The vanadium came from an ore in Peru, but the brothers had also acquired mines in southwestern Colorado that produced carnotite. They proceeded to extract and ship the canary-yellow mineral to southwestern Pennsylvania, where their new chemical company began commercially producing the radium from the ore in 1913.

Credit Courtesy of ORAU
Employees of the Standard Chemical Company worked on the top floor of the Vanadium Building in Oakland to extract radium from carnotite ore. The facility today is called the Parkvale Building.

A gram of radium retailed for $120,000. Producing just one gram was highly labor-intensive, requiring 500 tons of ore, 500 tons of chemicals, 1,000 tons of coal and 10,000 tons of water.

“Most of the radium initially was shipped to Europe because there was almost no market in the U.S.,” Lubenau said. “To be financially successful, the company would have to create one.”

The company launched research efforts into the medical benefits of radium and started a radium clinic to treat patients. They also published their findings in a journal, which they distributed to doctors.

The Flannerys found markets beyond medicine, too. The military needed luminous paint during World War I, and the company supplied the radium that made it glow. Radium was used in other products too -- from chocolate to toothpaste -- before the harmful effects of radiation exposure were better understood.

Miracle Or Menace?

While radium did serve legitimate medical purposes, a lot of early uses were quackery, said David Allard, director of the Pennsylvania Department of Environmental Protection’s Bureau of Radiation Protection.

Take what happened to Eben Byers, a Pittsburgh industrialist who injured a shoulder and was prescribed a substance called Radithor.

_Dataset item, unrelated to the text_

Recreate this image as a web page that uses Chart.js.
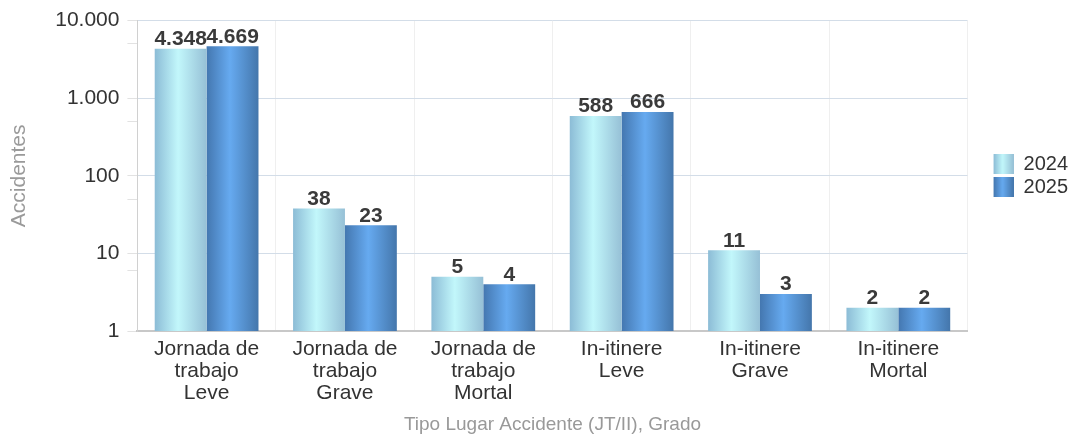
<!DOCTYPE html>
<html>
<head>
<meta charset="utf-8">
<script src="https://cdn.jsdelivr.net/npm/chart.js@4/dist/chart.umd.min.js"></script>
<style>
  html, body { margin: 0; padding: 0; background: #fff; }
  #wrap { width: 1072px; height: 440px; }
</style>
</head>
<body>
<div id="wrap"><canvas id="chart" width="1072" height="440"></canvas></div>
<script>
const categories = [
  ["Jornada de", "trabajo", "Leve"],
  ["Jornada de", "trabajo", "Grave"],
  ["Jornada de", "trabajo", "Mortal"],
  ["In-itinere", "Leve"],
  ["In-itinere", "Grave"],
  ["In-itinere", "Mortal"]
];
const seriesNames = ["2024", "2025"];
const values2024 = [4348, 38, 5, 588, 11, 2];
const values2025 = [4669, 23, 4, 666, 3, 2];
const yTicks = [1, 10, 100, 1000, 10000];

const gradStops = [
  ["#8cbcd6", "#c2f7fb", "#96c0d6"],
  ["#4477b0", "#66aaf0", "#4476ab"]
];

const font = "'Liberation Sans', Arial, sans-serif";

function fmt(n) {
  return String(n).replace(/\B(?=(\d{3})+(?!\d))/g, ".");
}

function makeGrad(ctx, x0, x1, stops) {
  const g = ctx.createLinearGradient(x0, 0, x1, 0);
  g.addColorStop(0, stops[0]);
  g.addColorStop(0.45, stops[1]);
  g.addColorStop(1, stops[2]);
  return g;
}

// legend icon: transparent lead-in, then the 20x20 gradient swatch
const ICON_W = 43;
function legendIcon(stops) {
  const c = document.createElement("canvas");
  c.width = ICON_W; c.height = 20;
  const cx = c.getContext("2d");
  cx.fillStyle = makeGrad(cx, ICON_W - 20, ICON_W, stops);
  cx.fillRect(ICON_W - 20, 0, 20, 20);
  return c;
}

const gradientBars = {
  id: "gradientBars",
  beforeDatasetsDraw(chart) {
    const ctx = chart.ctx;
    chart.data.datasets.forEach((ds, i) => {
      chart.getDatasetMeta(i).data.forEach(el => {
        const g = makeGrad(ctx, el.x - el.width / 2, el.x + el.width / 2, gradStops[i]);
        el.options = Object.assign({}, el.options, { backgroundColor: g });
      });
    });
  }
};

const valueLabels = {
  id: "valueLabels",
  afterDatasetsDraw(chart) {
    const ctx = chart.ctx;
    ctx.save();
    ctx.font = "bold 21px " + font;
    ctx.fillStyle = "#3a3a3a";
    ctx.textAlign = "center";
    ctx.textBaseline = "bottom";
    chart.data.datasets.forEach((ds, i) => {
      chart.getDatasetMeta(i).data.forEach((el, j) => {
        ctx.fillText(fmt(ds.data[j]), el.x, el.y + 1);
      });
    });
    ctx.restore();
  }
};

new Chart(document.getElementById("chart"), {
  type: "bar",
  data: {
    labels: categories,
    datasets: [
      { label: seriesNames[0], data: values2024, backgroundColor: "#a9dbe8", pointStyle: legendIcon(gradStops[0]) },
      { label: seriesNames[1], data: values2025, backgroundColor: "#5590d0", pointStyle: legendIcon(gradStops[1]) }
    ]
  },
  options: {
    responsive: false,
    animation: false,
    categoryPercentage: 0.75,
    barPercentage: 1,
    layout: { padding: { top: 4, right: -6, left: 4, bottom: 2 } },
    plugins: {
      legend: {
        position: "right",
        fullSize: false,
        labels: {
          usePointStyle: true,
          pointStyleWidth: ICON_W,
          boxWidth: 20, boxHeight: 20,
          padding: 3,
          color: "#333",
          font: { family: font, size: 20, lineHeight: 1 }
        }
      },
      tooltip: { enabled: false }
    },
    scales: {
      x: {
        grid: { color: "#efefef", drawTicks: false },
        border: { color: "#c8c8c8", width: 2 },
        ticks: {
          color: "#333", padding: 7, maxRotation: 0,
          font: { family: font, size: 21, lineHeight: 1.05 }
        },
        title: {
          display: true, text: "Tipo Lugar Accidente (JT/II), Grado",
          color: "#999", font: { family: font, size: 19 }, padding: { top: 2, bottom: 2 }
        }
      },
      y: {
        type: "logarithmic",
        min: 1, max: 10000,
        grid: {
          color: c => (c.tick && yTicks.includes(c.tick.value)) ? "#d3dde8" : "rgba(0,0,0,0)",
          tickColor: "#e2e2e2",
          tickLength: 10
        },
        border: { color: "#d0d0d0" },
        ticks: {
          color: "#333", padding: 8,
          font: { family: font, size: 21 },
          callback: v => yTicks.includes(v) ? fmt(v) : ""
        },
        title: {
          display: true, text: "Accidentes",
          color: "#9a9a9a", font: { family: font, size: 21 }, padding: { top: 3, bottom: 15 }
        }
      }
    }
  },
  plugins: [gradientBars, valueLabels]
});
</script>
</body>
</html>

He drank the liquid, which contained a microcurie of radium.

“He drank several of these vials every day until the early 1930s when his skull and his jaw started falling apart,” Allard said. “Radium behaves like calcium -- it goes to your bones -- and he died a tragic death.”

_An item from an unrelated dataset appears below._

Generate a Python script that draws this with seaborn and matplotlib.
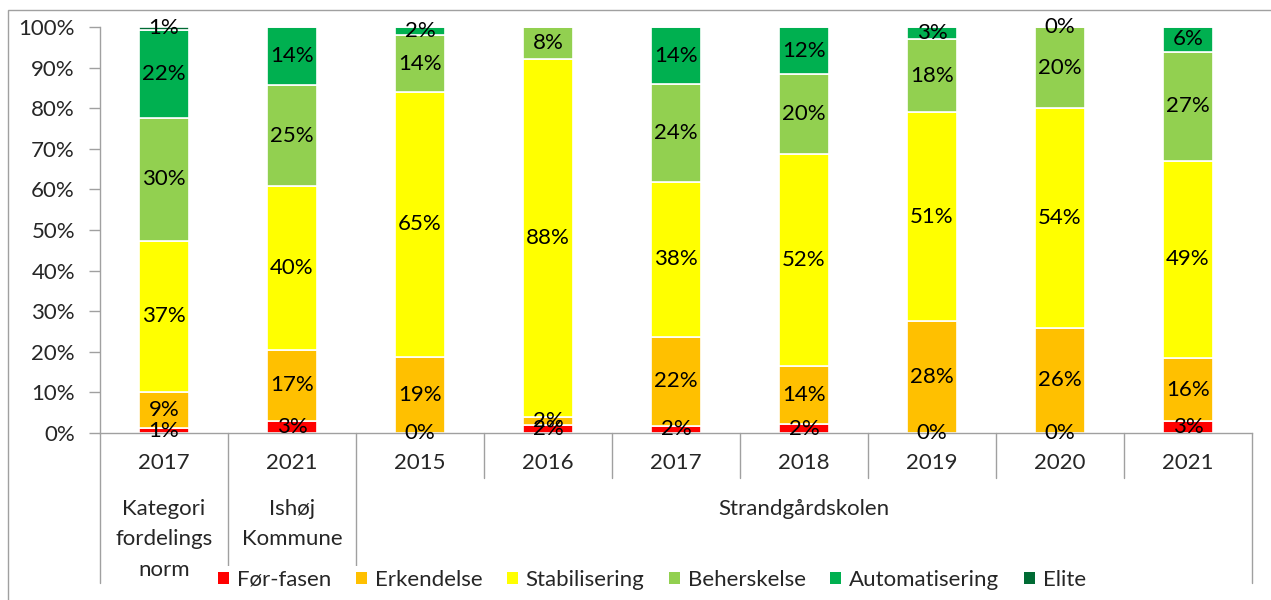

The Food and Drug Administration eventually moved in and shut down businesses purporting false health claims, he said.

Many early pioneers in the radiation field also died from prolonged exposure, Curie likely included. They often did not wear proper protective gear while handling radioactive materials.

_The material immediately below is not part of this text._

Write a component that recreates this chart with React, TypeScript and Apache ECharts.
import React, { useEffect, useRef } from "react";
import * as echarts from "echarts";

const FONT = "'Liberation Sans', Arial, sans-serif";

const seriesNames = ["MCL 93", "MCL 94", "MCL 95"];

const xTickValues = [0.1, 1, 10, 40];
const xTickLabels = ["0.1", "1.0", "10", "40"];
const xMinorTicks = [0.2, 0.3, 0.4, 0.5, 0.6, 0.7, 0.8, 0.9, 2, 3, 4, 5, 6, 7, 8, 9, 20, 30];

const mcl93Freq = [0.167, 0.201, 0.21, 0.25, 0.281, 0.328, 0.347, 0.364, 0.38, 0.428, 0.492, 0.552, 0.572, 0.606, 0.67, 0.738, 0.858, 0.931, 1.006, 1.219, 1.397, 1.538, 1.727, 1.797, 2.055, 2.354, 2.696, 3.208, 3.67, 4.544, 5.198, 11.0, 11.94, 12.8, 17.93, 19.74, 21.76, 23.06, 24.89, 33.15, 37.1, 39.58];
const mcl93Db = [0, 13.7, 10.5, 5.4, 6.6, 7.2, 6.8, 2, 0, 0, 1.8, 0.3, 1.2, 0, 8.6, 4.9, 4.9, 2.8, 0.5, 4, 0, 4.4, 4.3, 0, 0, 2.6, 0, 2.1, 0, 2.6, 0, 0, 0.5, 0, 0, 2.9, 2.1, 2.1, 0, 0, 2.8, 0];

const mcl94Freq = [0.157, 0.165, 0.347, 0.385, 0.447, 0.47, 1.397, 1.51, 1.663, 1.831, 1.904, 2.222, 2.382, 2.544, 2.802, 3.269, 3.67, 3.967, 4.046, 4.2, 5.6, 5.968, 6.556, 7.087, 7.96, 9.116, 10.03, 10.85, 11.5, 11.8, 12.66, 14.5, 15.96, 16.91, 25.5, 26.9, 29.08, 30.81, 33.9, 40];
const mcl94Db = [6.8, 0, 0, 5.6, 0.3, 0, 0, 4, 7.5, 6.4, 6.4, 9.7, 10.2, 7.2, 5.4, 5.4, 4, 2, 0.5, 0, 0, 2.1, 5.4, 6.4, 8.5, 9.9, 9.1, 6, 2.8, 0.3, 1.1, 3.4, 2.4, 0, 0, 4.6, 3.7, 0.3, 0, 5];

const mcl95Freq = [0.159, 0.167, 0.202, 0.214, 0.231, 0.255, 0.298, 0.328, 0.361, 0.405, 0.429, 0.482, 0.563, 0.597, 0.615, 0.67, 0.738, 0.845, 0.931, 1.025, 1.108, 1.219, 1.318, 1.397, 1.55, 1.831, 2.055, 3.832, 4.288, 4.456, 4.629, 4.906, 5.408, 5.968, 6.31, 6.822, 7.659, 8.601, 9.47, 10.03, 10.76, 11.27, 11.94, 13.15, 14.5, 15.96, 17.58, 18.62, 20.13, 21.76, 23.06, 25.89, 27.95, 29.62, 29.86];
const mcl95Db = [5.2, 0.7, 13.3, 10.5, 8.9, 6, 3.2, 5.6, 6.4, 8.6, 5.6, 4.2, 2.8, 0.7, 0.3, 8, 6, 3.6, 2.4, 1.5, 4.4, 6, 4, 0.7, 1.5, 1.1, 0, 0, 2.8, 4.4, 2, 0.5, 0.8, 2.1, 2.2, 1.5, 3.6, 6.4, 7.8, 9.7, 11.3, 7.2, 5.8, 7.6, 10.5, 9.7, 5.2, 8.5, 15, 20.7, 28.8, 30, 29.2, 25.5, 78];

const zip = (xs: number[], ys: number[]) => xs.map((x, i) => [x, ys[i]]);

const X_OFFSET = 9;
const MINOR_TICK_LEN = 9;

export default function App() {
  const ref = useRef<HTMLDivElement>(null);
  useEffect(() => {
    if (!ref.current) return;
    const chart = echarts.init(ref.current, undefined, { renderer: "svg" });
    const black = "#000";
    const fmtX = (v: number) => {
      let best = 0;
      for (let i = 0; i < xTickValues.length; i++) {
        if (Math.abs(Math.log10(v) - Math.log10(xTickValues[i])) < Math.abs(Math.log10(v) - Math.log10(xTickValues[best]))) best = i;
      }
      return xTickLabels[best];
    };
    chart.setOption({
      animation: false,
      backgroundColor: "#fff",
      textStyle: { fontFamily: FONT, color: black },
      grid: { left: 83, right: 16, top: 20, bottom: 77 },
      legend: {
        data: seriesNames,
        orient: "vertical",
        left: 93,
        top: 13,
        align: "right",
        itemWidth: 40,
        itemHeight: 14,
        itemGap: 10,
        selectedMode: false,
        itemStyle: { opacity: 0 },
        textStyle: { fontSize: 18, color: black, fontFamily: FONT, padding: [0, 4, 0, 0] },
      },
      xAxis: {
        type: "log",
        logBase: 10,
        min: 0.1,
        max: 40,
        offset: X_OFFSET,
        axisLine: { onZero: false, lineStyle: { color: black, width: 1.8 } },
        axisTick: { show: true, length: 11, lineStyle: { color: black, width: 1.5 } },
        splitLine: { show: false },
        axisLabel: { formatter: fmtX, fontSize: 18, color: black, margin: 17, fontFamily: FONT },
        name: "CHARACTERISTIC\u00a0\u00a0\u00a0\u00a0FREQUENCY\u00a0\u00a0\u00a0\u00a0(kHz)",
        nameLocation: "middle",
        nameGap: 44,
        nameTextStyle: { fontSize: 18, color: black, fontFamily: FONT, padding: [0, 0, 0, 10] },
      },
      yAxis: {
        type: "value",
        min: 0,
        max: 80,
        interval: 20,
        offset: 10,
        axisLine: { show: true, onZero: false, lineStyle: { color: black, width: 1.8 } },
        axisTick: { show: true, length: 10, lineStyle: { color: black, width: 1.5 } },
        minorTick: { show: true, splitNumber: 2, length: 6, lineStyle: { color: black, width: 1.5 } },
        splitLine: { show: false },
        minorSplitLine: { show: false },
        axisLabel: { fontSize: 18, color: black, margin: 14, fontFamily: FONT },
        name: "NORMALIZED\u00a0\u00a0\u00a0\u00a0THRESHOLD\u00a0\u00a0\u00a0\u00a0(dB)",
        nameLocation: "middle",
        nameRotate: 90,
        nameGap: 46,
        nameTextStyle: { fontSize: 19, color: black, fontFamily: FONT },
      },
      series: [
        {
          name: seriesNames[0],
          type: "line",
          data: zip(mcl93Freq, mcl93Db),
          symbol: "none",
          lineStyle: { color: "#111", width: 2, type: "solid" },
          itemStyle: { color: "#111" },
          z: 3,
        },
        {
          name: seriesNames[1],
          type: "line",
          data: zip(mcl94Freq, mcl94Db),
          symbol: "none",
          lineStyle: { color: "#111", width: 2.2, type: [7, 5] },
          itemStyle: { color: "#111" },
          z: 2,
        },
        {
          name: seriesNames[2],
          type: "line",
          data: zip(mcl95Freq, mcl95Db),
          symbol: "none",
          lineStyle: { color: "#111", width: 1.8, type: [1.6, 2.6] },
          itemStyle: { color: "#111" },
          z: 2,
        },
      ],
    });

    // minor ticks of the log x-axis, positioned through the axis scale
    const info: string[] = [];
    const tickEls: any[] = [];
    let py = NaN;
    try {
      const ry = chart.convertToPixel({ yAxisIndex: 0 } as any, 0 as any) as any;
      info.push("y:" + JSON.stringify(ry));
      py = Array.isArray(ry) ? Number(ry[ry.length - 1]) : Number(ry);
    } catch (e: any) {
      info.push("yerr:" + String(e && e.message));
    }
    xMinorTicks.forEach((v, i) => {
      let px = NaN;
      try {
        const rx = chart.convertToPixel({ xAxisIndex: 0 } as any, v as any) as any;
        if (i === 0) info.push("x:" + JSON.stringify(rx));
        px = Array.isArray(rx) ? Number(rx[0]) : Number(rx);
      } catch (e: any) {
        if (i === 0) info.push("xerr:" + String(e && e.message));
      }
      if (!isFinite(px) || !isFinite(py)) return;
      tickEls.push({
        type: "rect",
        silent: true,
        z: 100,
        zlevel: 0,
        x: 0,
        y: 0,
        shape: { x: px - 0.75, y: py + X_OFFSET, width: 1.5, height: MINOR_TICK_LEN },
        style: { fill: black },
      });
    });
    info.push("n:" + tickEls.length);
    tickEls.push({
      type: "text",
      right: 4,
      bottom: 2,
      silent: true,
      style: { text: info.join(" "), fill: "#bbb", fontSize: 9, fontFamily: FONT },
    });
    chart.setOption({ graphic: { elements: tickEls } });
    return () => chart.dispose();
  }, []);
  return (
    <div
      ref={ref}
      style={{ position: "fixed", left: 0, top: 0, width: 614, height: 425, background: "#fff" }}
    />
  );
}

That’s not to say radium is always harmful.

“If you think about it, the use of these radium sources back in the 1910s and 1920s really led to the medical uses of radiation we have today,” Allard said.

Radium is still used to treat prostate cancer.

The Flannerys stopped producing the element when a better-quality radium ore was discovered in the Belgian Congo, and the business dissolved in 1933.

Credit Amy Sisk / WESA
/
WESA
The Parkvale Building in Oakland, known formerly as the Vanadium Building and the Flannery Building, is where the Standard Chemical Company labs were located.

Lubenau has written extensively on the history of radiation. In one of his works, he describes a major undertaking to clean up the company’s facilities.

The Standard Chemical Company lab in Oakland, now known as the Parkvale Building, underwent a decontamination that cost millions.

A different chemical company acquired the brothers’ Canonsburg mill, where the carnotite arrived by train from Colorado. The new company produced uranium until it closed a few decades later. A fence isolates the site where contaminated material, both from the property and locations nearby, is buried.

Signs warn passersby of the radioactive material, and Lubenau writes that state and federal officials inspect the site periodically.